Catatan: Aji Setiawan
HARI-HARI belakangan ini partai politik begitu mudah membongkar pasang Capres/Cawapresnya. Memang, ketika dipasangkan muncul pro-kontra sehingga koalisi pun yang sudah dibangun mudah berubah seiring perubahan Capres/Cawapres.

Sebelumnya koalisi Gerindra-PDI-P diprediksi menjadi pasangan terkuat dengan duet Prabowo-Puan. Kini justru muncul wacana tandingan koalisi PDI-P PKS dengan duet Ganjar-Anis. Gerindra tentu saja sebagai pemegang pemenang president survey, mengajukan Prabowo sebagai R1.

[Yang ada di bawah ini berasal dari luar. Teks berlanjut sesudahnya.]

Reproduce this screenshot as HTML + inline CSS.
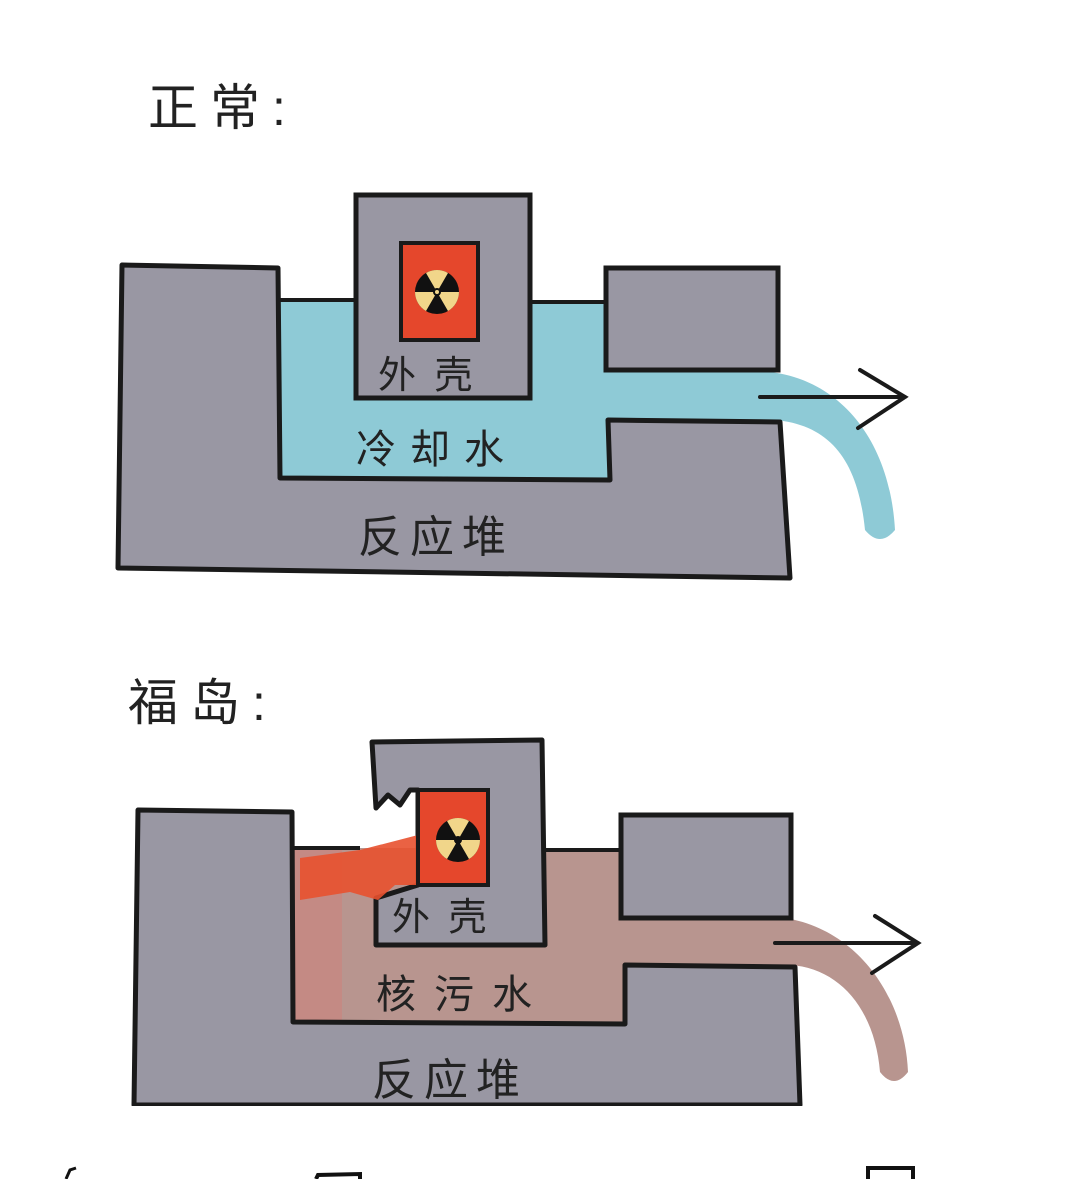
<!DOCTYPE html>
<html><head><meta charset="utf-8"><style>
html,body{margin:0;padding:0;background:#fff;}
svg{display:block;}
text{font-family:"Liberation Sans","Noto Sans CJK SC",sans-serif;fill:#222;}
</style></head><body>
<svg width="1080" height="1179" viewBox="0 0 1080 1179" xmlns="http://www.w3.org/2000/svg">
<rect width="1080" height="1179" fill="#fff"/>
<!-- TOP -->
<text x="148" y="125" font-size="50" fill="#333" letter-spacing="12">正常:</text>
<path d="M280,300 L605,300 L605,372 L770,372 C840,380 890,440 895,530 Q880,548 865,530 C858,460 830,425 775,420 L608,420 L608,478 L280,478 Z" fill="#8ecad6"/>
<path d="M122,265 L278,268 L280,478 L610,480 L608,420 L780,422 L790,578 L118,568 Z" fill="#9997a3" stroke="#1a1a1a" stroke-width="5" stroke-linejoin="round"/>
<rect x="606" y="268" width="172" height="102" fill="#9997a3" stroke="#1a1a1a" stroke-width="5"/>
<line x1="278" y1="300" x2="356" y2="300" stroke="#1a1a1a" stroke-width="4"/>
<line x1="530" y1="302" x2="606" y2="302" stroke="#1a1a1a" stroke-width="4"/>
<rect x="356" y="195" width="174" height="203" fill="#9997a3" stroke="#1a1a1a" stroke-width="5"/>
<rect x="401" y="243" width="77" height="97" fill="#e5472c" stroke="#1a1a1a" stroke-width="4"/>
<circle cx="437" cy="292" r="22" fill="#111"/>
<path d="M437,292 L426,273 A22,22 0 0 1 448,273 Z M437,292 L459,292 A22,22 0 0 1 448,311 Z M437,292 L426,311 A22,22 0 0 1 415,292 Z" fill="#f1d68a"/>
<circle cx="437" cy="292" r="4" fill="#111"/>
<circle cx="437" cy="292" r="2" fill="#f1d68a"/>
<text x="378" y="388" font-size="38" letter-spacing="4">外 壳</text>
<text x="356" y="463" font-size="40" fill="#1d3a40" letter-spacing="14">冷却水</text>
<text x="358" y="552" font-size="44" letter-spacing="8">反应堆</text>
<path d="M760,397 L905,397 M860,370 L905,397 L858,428" fill="none" stroke="#1a1a1a" stroke-width="4" stroke-linecap="round"/>

<!-- BOTTOM -->
<text x="128" y="720" font-size="50" fill="#333" letter-spacing="12">福岛:</text>
<path d="M292,848 L625,848 L625,918 L785,918 C860,930 905,1000 908,1072 Q894,1090 880,1072 C875,1010 840,968 790,965 L625,965 L625,1022 L292,1022 Z" fill="#b8958f"/>
<rect x="292" y="850" width="50" height="172" fill="#d0807a" opacity="0.5"/>
<path d="M138,810 L292,812 L293,1022 L625,1024 L625,965 L795,967 L800,1105 L134,1105 Z" fill="#9997a3" stroke="#1a1a1a" stroke-width="5" stroke-linejoin="round"/>
<rect x="621" y="815" width="170" height="103" fill="#9997a3" stroke="#1a1a1a" stroke-width="5"/>
<line x1="292" y1="848" x2="360" y2="848" stroke="#1a1a1a" stroke-width="4"/>
<line x1="542" y1="850" x2="621" y2="850" stroke="#1a1a1a" stroke-width="4"/>
<path d="M372,742 L542,740 L545,945 L376,945 L376,898 L418,885 L418,790 L410,790 L400,805 L388,795 L376,808 Z" fill="#9997a3" stroke="#1a1a1a" stroke-width="5" stroke-linejoin="round"/>
<path d="M418,835 L360,850 L300,858 L300,900 L350,892 L378,900 L395,885 L418,885 Z" fill="#e8512f" opacity="0.9"/>
<rect x="418" y="790" width="70" height="95" fill="#e5472c" stroke="#1a1a1a" stroke-width="4"/>
<circle cx="458" cy="840" r="22" fill="#111"/>
<path d="M458,840 L447,821 A22,22 0 0 1 469,821 Z M458,840 L480,840 A22,22 0 0 1 469,859 Z M458,840 L447,859 A22,22 0 0 1 436,840 Z" fill="#f1d68a"/>
<circle cx="458" cy="840" r="4" fill="#111"/>
<text x="392" y="930" font-size="38" letter-spacing="4">外 壳</text>
<text x="376" y="1008" font-size="40" fill="#3a2a28" letter-spacing="18">核污水</text>
<text x="372" y="1095" font-size="44" letter-spacing="8">反应堆</text>
<path d="M775,943 L918,943 M875,916 L918,943 L872,973" fill="none" stroke="#1a1a1a" stroke-width="4" stroke-linecap="round"/>
<rect x="0" y="1106" width="1080" height="73" fill="#fff"/>
<path d="M66,1179 L70,1170 L76,1168" fill="none" stroke="#111" stroke-width="3"/>
<path d="M316,1179 L318,1175 L360,1174 L360,1179" fill="none" stroke="#111" stroke-width="4"/>
<path d="M868,1179 L868,1168 L913,1168 L913,1179" fill="none" stroke="#111" stroke-width="4"/>
</svg>
</body></html>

Sementara PKS dan Demokrat memunculkan Anies dan AHY. Koalisi PPP-Golkar-PKS-Demokrat terancam pecah. Sementara Golkar kekeh mengajukan Airlangga Hartarto jadi Capres. PPP sendiri saat ini masih melakukan penjajagan dengan Golkar dengan menduetkan Airlangga-Suharso.
Duet ini tidak serta merta didukung kalangan akar rumput. PKB dan PPP non parlemen menduetkan Cak Imin dan Taj Yasin. Dikalangan internal partai, PPP tidak mengincar Pilpres namun konsentrasi di Pileg dengan target 60 kursi.
“Tidak usah ikut-ikut memikirkan Capres 2024. Pengalaman 2012, nama Jokowi belum sama sekali pada 20 Capres 2014. Baru muncul setelah 2013, saat itu sudah menjadi Gubernur DKI Jakarta atas dukungan Prabowo Subianto bersama Megawati.
Yusuf Kala pernah mengatakan kalau Jokowi jadi presiden, Indonesia akan hancur,” kata Hidartono SE, Wakil Sekretaris DPP Parmusi.
Internal PPP tidak muluk muluk mengincar R2. Beberapa nama cawapres mulai dari Suharso Monoarfa, Taj Yasin, Ridwan Kamil, Khofifah, Mardiono, Sandiaga Uno, Edy Rahmayadi, Gatot Nurmantio menjadi pemanis arena Muswil PPP yang digelar sepanjang Mei-Juni 2024. Konvensi Capres ala DPW, baru nama Anis dan Ridwan Kamil yang muncul. Jadi terlalu dini bicara pemilu 2024.
Keprihatinan akan kondisi politik di tanah air waktu belakangan ini dengan muncul banyak spekulasi calon pasangan Presiden/Wakil Presiden oleh parpol koalisi yang berkuasa sekarang (Gerindra-PDI-P), PKB, maupun koalisi penyeimbang (PPP, P Golkar dan PKS) serta partai-partai baru seperti Partai Ummat (Amien Rais), Gelora (Fakhri Hamzah).
Terlalu Dini
Menurut Dr Mahmuzar MHum, pakar hukum tata negara dan ilmu administrasi negara UIN Sultan Syarif Kasim, Riau, masih terlalu dini.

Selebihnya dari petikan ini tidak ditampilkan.